Plotting code records:
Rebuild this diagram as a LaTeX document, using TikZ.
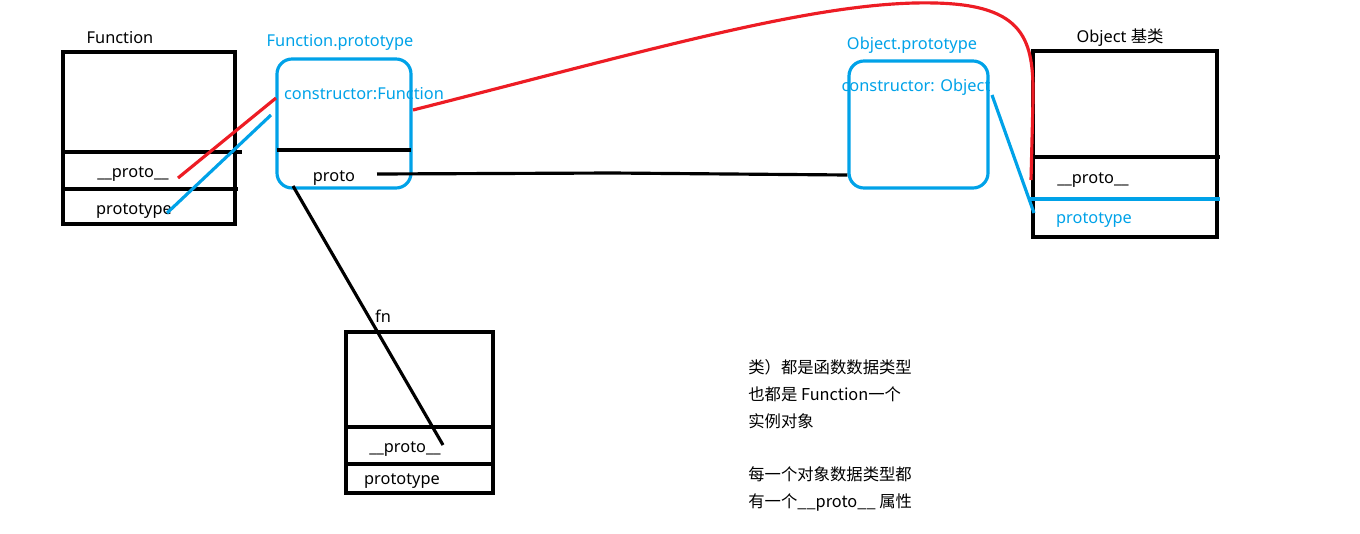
\documentclass[tikz,border=0pt]{standalone}
\usepackage{fontspec}
\setmainfont{Noto Sans}
\newfontfamily\cjk{Noto Sans CJK SC}
\usetikzlibrary{positioning}
\definecolor{paintblue}{RGB}{0,162,232}
\definecolor{paintred}{RGB}{237,28,36}

\begin{document}
\begin{tikzpicture}[x=0.2mm, y=-0.2mm,
    objbox/.style={draw, line width=1.8pt, rectangle, inner sep=0pt},
    protobox/.style={draw=paintblue, line width=1.8pt, rectangle, rounded corners=3mm, inner sep=0pt},
    lbl/.style={font=\fontsize{9.3}{11}\selectfont, inner sep=0pt, yshift=-0.6mm},
    bluelbl/.style={lbl, text=paintblue},
    sep/.style={line width=1.8pt},
    link/.style={line width=1.8pt}
  ]
    \useasboundingbox (0,0) rectangle (1360,533);

    % boxes
    \node[objbox, minimum width=34.4mm, minimum height=34.4mm] (func) at (149,138) {};
    \node[protobox, minimum width=26.8mm, minimum height=25.8mm] (funcproto) at (344,123.5) {};
    \node[protobox, minimum width=27.8mm, minimum height=25.4mm] (objproto) at (918.5,124.5) {};
    \node[objbox, minimum width=36.8mm, minimum height=37.2mm] (obj) at (1125,144) {};
    \node[objbox, minimum width=29.4mm, minimum height=32.2mm] (fn) at (419.5,412.5) {};

    \draw[sep] (63,152) -- (242,152);
    \draw[sep] (63,189) -- (238,189);
    \draw[sep] (277,150) -- (411,150);
    \draw[sep] (1035,157) -- (1220,157);
    \draw[sep, paintblue] (1030,199) -- (1220,199);
    \draw[sep] (346,427) -- (494,427);
    \draw[sep] (348,464) -- (493,464);

    % labels
    \node[lbl] (functitle) at (120,35) {Function};
    \node[lbl] (funcprotolbl) at (133,171) {\_\_proto\_\_};
    \node[lbl] (funcprototype) at (134,208) {prototype};
    \node[bluelbl] (fptitle) at (340,39) {Function.prototype};
    \node[bluelbl] (fpctor) at (364,91) {constructor:Function};
    \node[lbl] (fpproto) at (334,175) {proto};
    \node[bluelbl] (optitle) at (912,42) {Object.prototype};
    \node[bluelbl] (opctor) at (916,84) {constructor: Object};
    \node[lbl] (objtitle) at (1120,35) {Object {\cjk 基类}};
    \node[lbl] (objprotolbl) at (1093,177) {\_\_proto\_\_};
    \node[bluelbl] (objprototype) at (1094,217) {prototype};
    \node[lbl] (fntitle) at (383,313) {fn};
    \node[lbl] (fnprotolbl) at (405,446) {\_\_proto\_\_};
    \node[lbl] (fnprototype) at (402,478) {prototype};

    \node[lbl, align=left, anchor=north west, font=\fontsize{9.3}{15.3}\selectfont\cjk] (note) at (748,356)
      {类）都是函数数据类型\\也都是 Function一个\\实例对象\\[15.3pt]每一个对象数据类型都\\有一个\_\_proto\_\_ 属性};

    % connectors
    \coordinate (fredstart) at (178,178);
    \coordinate (fredend) at (276,98);
    \coordinate (fbluestart) at (167,213);
    \coordinate (fblueend) at (271,115);
    \coordinate (protostart) at (377,174);
    \coordinate (fnstart) at (293,186);
    \coordinate (fnend) at (443,445);
    \coordinate (ctorstart) at (413,110);
    \coordinate (ctorend) at (1031,180);
    \coordinate (obluestart) at (992,95);
    \coordinate (oblueend) at (1034,213);

    \draw[link, paintred] (fredstart) -- (fredend);
    \draw[link, paintblue] (fbluestart) -- (fblueend);
    \draw[link] (protostart) -- (612,173) -- (objproto.west |- 0,175);
    \draw[link] (fnstart) -- (fnend);
    \draw[link, paintblue] (obluestart) -- (oblueend);
    \draw[link, paintred] (ctorstart) .. controls (650,50) and (820,0) .. (935,3)
      .. controls (1025,5) and (1034,40) .. (1033,100) -- (ctorend);
  \end{tikzpicture}
\end{document}
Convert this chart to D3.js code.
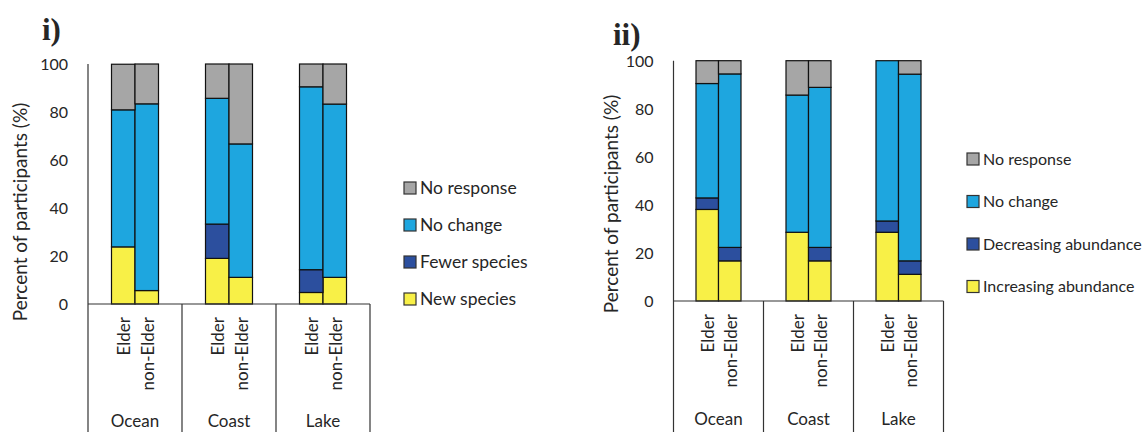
<!DOCTYPE html>
<html>
<head>
<meta charset="utf-8">
<script src="https://cdn.jsdelivr.net/npm/d3@7"></script>
<style>
  html, body { margin: 0; padding: 0; background: #fff; }
  svg { display: block; }
  text { font-family: Lato, "Open Sans", sans-serif; fill: #262626; }
</style>
</head>
<body>
<svg id="chart" width="1144" height="432"></svg>
<script>
// Sites and respondent groups
const sites = ["Ocean", "Coast", "Lake"];
const groups = ["Elder", "non-Elder"];
const yTicks = [0, 20, 40, 60, 80, 100];

// Panel i: change in species (percent of participants), order Ocean E, Ocean nE, Coast E, Coast nE, Lake E, Lake nE
const newSpecies    = [23.8, 5.6, 19.0, 11.1, 4.8, 11.1];
const fewerSpecies  = [0, 0, 14.3, 0, 9.5, 0];
const noChangeI     = [57.1, 77.8, 52.4, 55.6, 76.2, 72.2];
const noResponseI   = [19.0, 16.6, 14.3, 33.3, 9.5, 16.7];

// Panel ii: change in abundance
const increasingAbundance = [38.1, 16.7, 28.6, 16.7, 28.6, 11.1];
const decreasingAbundance = [4.8, 5.6, 0, 5.6, 4.7, 5.6];
const noChangeII          = [47.6, 72.2, 57.1, 66.6, 66.7, 77.7];
const noResponseII        = [9.5, 5.5, 14.3, 11.1, 0, 5.6];

const colors = ["#f8f047", "#2c4f9e", "#1ea6df", "#a6a6a6"];

const svg = d3.select("#chart");

function drawPanel(cfg) {
  const { x0, x1, yTop, yBottom, series, labels, tag, tagPos, yLabelX, yLabelY, legend } = cfg;

  // Build one row per bar from the series arrays
  const rows = [];
  sites.forEach((s, i) => groups.forEach((g, j) => {
    const k = i * groups.length + j;
    const r = { site: s, group: g };
    series.forEach((arr, m) => { r["s" + m] = arr[k]; });
    rows.push(r);
  }));
  const keys = series.map((_, m) => "s" + m);
  const stacked = d3.stack().keys(keys)(rows);

  const y = d3.scaleLinear().domain([0, 100]).range([yBottom, yTop]);
  const xSite = d3.scaleBand().domain(sites).range([x0, x1]).padding(0);
  const xGroup = d3.scaleBand().domain(groups).range([0, xSite.bandwidth()])
    .paddingInner(0).paddingOuter(1);

  const g = svg.append("g");

  // Stacked bars
  stacked.forEach((layer, m) => {
    g.append("g").selectAll("rect")
      .data(layer.filter(d => d[1] - d[0] > 0))
      .join("rect")
      .attr("x", d => xSite(d.data.site) + xGroup(d.data.group))
      .attr("width", xGroup.bandwidth())
      .attr("y", d => y(Math.min(100, d[1])))
      .attr("height", d => y(d[0]) - y(Math.min(100, d[1])))
      .attr("fill", colors[m])
      .attr("stroke", "#111")
      .attr("stroke-width", 1.2);
  });

  // Y axis: tick labels only (no tick marks)
  const yAxis = d3.axisLeft(y).tickValues(yTicks).tickSize(0).tickPadding(20);
  const ya = g.append("g").attr("transform", `translate(${x0},0)`).call(yAxis);
  ya.select(".domain").remove();
  ya.selectAll("text").style("font-size", "16px").attr("dy", "0.35em")
    .style("font-family", "Lato, sans-serif").attr("fill", "#262626");

  const lineColor = "#333";
  // Vertical axis line running down through the category frame
  g.append("line").attr("x1", x0).attr("x2", x0).attr("y1", yTop).attr("y2", 432)
    .attr("stroke", lineColor).attr("stroke-width", 1.2);
  // Baseline
  g.append("line").attr("x1", x0).attr("x2", x1).attr("y1", yBottom).attr("y2", yBottom)
    .attr("stroke", lineColor).attr("stroke-width", 1.2);
  // Site dividers below baseline
  sites.forEach(s => {
    const xe = xSite(s) + xSite.bandwidth();
    g.append("line").attr("x1", xe).attr("x2", xe).attr("y1", yBottom).attr("y2", 432)
      .attr("stroke", lineColor).attr("stroke-width", 1.2);
  });

  // Group labels, rotated
  sites.forEach(s => groups.forEach(gr => {
    const cx = xSite(s) + xGroup(gr) + xGroup.bandwidth() / 2;
    g.append("text")
      .attr("transform", `translate(${cx + 7},${yBottom + 13}) rotate(-90)`)
      .attr("text-anchor", "end")
      .style("font-size", "17px")
      .text(gr);
  }));

  // Site labels
  sites.forEach(s => {
    g.append("text")
      .attr("x", xSite(s) + xSite.bandwidth() / 2)
      .attr("y", cfg.siteLabelY)
      .attr("text-anchor", "middle")
      .style("font-size", "17px")
      .text(s);
  });

  // Y axis title
  g.append("text")
    .attr("transform", `translate(${yLabelX},${yLabelY}) rotate(-90)`)
    .attr("text-anchor", "middle")
    .style("font-size", "19px")
    .text("Percent of participants (%)");

  // Panel tag
  g.append("text")
    .attr("x", tagPos[0]).attr("y", tagPos[1])
    .style("font-family", "'Liberation Serif', serif")
    .style("font-weight", "bold")
    .style("font-size", "31px")
    .attr("fill", "#111")
    .text(tag);

  // Legend, top entry is the top of the stack
  const lg = g.append("g");
  const order = labels.map((l, m) => ({ l, m })).reverse();
  order.forEach((d, i) => {
    const cy = legend.y + i * legend.step;
    lg.append("rect")
      .attr("x", legend.x).attr("y", cy - legend.box / 2)
      .attr("width", legend.box).attr("height", legend.box)
      .attr("fill", colors[d.m]).attr("stroke", "#333").attr("stroke-width", 1.2);
    lg.append("text")
      .attr("x", legend.x + legend.box + 4).attr("y", cy)
      .attr("dy", "0.35em")
      .style("font-size", legend.font + "px")
      .text(d.l);
  });
}

drawPanel({
  x0: 88, x1: 370, yTop: 64, yBottom: 304,
  series: [newSpecies, fewerSpecies, noChangeI, noResponseI],
  labels: ["New species", "Fewer species", "No change", "No response"],
  tag: "i)", tagPos: [42, 40],
  yLabelX: 27, yLabelY: 212,
  siteLabelY: 427,
  legend: { x: 404, y: 188, step: 37, box: 12, font: 17.5 }
});

drawPanel({
  x0: 673.5, x1: 943.5, yTop: 60.7, yBottom: 301,
  series: [increasingAbundance, decreasingAbundance, noChangeII, noResponseII],
  labels: ["Increasing abundance", "Decreasing abundance", "No change", "No response"],
  tag: "ii)", tagPos: [613, 45],
  yLabelX: 618, yLabelY: 204,
  siteLabelY: 425,
  legend: { x: 967, y: 159, step: 42.5, box: 12, font: 16 }
});
</script>
</body>
</html>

• TO BE DONE:
Reproduce only the lines of the records from the start up to and including the line that holds "(0,0) rectangle (1360,533);"; do not carry over any picture.

• EXERCISE RESPONSE:
Rebuild this diagram as a LaTeX document, using TikZ.
\documentclass[tikz,border=0pt]{standalone}
\usepackage{fontspec}
\setmainfont{Noto Sans}
\newfontfamily\cjk{Noto Sans CJK SC}
\usetikzlibrary{positioning}
\definecolor{paintblue}{RGB}{0,162,232}
\definecolor{paintred}{RGB}{237,28,36}

\begin{document}
\begin{tikzpicture}[x=0.2mm, y=-0.2mm,
    objbox/.style={draw, line width=1.8pt, rectangle, inner sep=0pt},
    protobox/.style={draw=paintblue, line width=1.8pt, rectangle, rounded corners=3mm, inner sep=0pt},
    lbl/.style={font=\fontsize{9.3}{11}\selectfont, inner sep=0pt, yshift=-0.6mm},
    bluelbl/.style={lbl, text=paintblue},
    sep/.style={line width=1.8pt},
    link/.style={line width=1.8pt}
  ]
    \useasboundingbox (0,0) rectangle (1360,533);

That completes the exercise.